5. Next steps: Some thoughts …
- The T L Trust. T L remains an Open Source approach and every effort is made to maintain independence. The next step is to appoint a group of trustees and these people will help us to build momentum for the T L agenda.
- Develop the Blog. Plans are in place to migrate to a better site with additional features that can generate funds that will be invested directly in research.
- On-Line Conference. The idea would be to develop the above ideas on a series of video talks that would feature on a website and open up the debate still further.
- Seminars. We are in discussions in India; Argentina and Africa to launch a set of seminars on T L with Case Studies. The seminar would cover:
– T L: A methodoological framework.
– Case Studies
- Research. Lenny Koh has been instrumental in exploring ideas at the University of Sheffield and we are optimistic that this can open up more significantly in coming months. Any thoughts on how we can link to Institutions in the Americas; Asia; Africa and elsewhere? The on-line Conference will be part of this process.

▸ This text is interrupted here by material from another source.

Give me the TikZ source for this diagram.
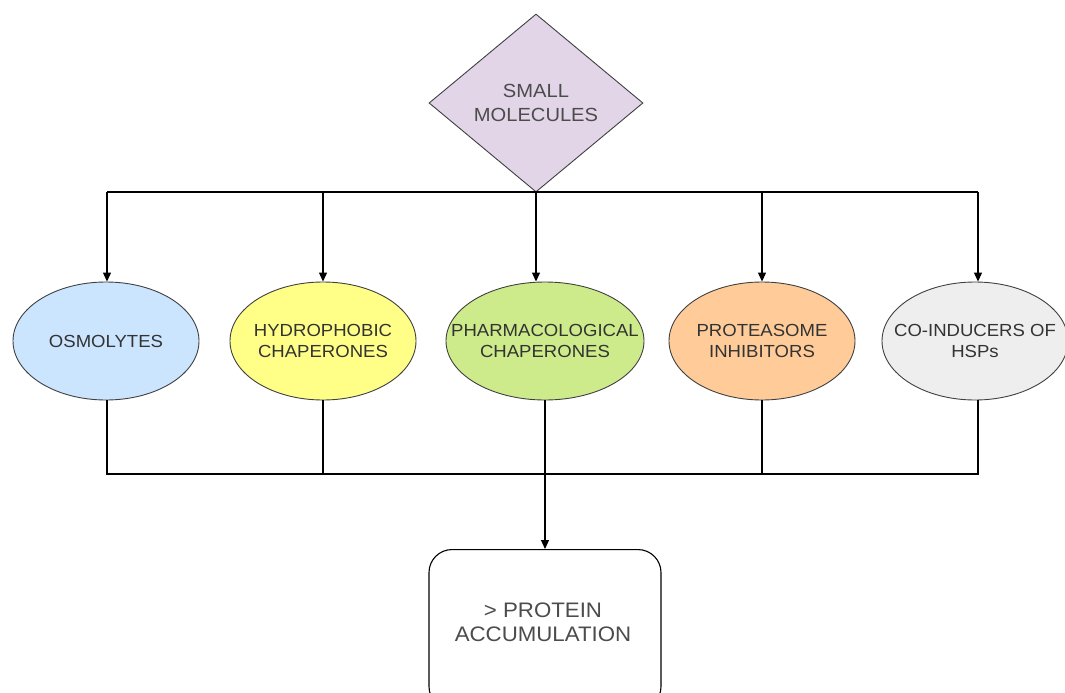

And so, let’s close on seasonal greetings to a few of the people who have encouraged my pen to scratch away through several Friday evenings on T L related topics. German Banchio and Fernando Ferrero on the relevance to South America and Byron Song on China; Masha Afanasieva on Russia; Duncan Morgan of Baobab and Clare Brennan have been very insightful on Africa and, Graham Hamilton very helpful with insights from fieldwork in Tamil Nadu. So too Sravish on a number of ideas. Above all, the support of Neil Watson and Andy Maslaveckas at Archomai have been pivotal in allowing the time to progress from the beer mat discussion with Sridhar in Chennai.
Enough said. Progress has been made despite a lack of resources typical of these sorts of venture and, maybe, the thoughts are best developed in book form. Watch this space. Meanwhile, we are keen to feature more Case Studies and respond to realities out in the field. You are all welcome to contribute and other writers are needed as we try to step up a gear in coming months.